Among 14 anti-trans bills introduced in this legislative session in Georgia, not all made it into the two omnibus packages. A measure forcibly outing trans youth at schools and yet another school bathroom bill both faced stiff opposition when originally introduced.
The hearing around S.B. 88, which would have outed trans students without their consent and restricted discussion of LGBTQ+ topics in classrooms, was farcical, allowing only individuals and groups in support of the bill to speak — like Gays Against Groomers and Log Cabin Republicans — while canvassing the opinions of those in opposition who packed the gallery only by a show of hands.
In another instance, a Georgia senator sponsoring the latest bathroom bill knelt down to assure a young girl who was lobbying lawmakers that he would protect her — before he was informed she was trans. He backed away, awkwardly muttering, “You’re attacking me.”
Georgia’s relentless anti-trans campaign is bucking what could be a positive trend in other red states away from a years-long onslaught of discriminatory anti-LGBTQ+ legislation.

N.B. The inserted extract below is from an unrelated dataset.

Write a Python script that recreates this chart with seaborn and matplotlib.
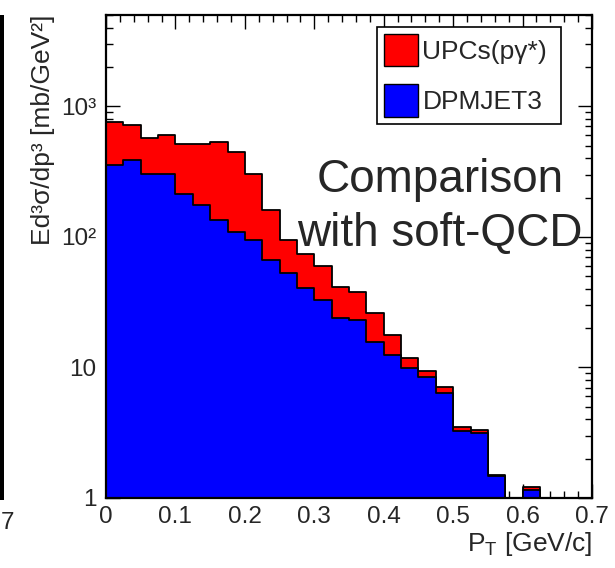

In Florida recently, nearly two dozen anti-LGBTQ+ bills were defeated in the wake of Gov. Ron DeSantis‘s (R) presidential campaign implosion, dozens of measures in Virginia were tabled, and Ohio’s governor backed off his attempt to restrict gender-affirming care access for transgender adults and minors.
Meanwhile, in D.C., Democrats successfully excised 50 anti-trans provisions in the two budget bills passed and signed by President Joe Biden to fund the federal government.
Even Fox News has been forced to acknowledge transgender issues are among the lowest-priority concerns among voters.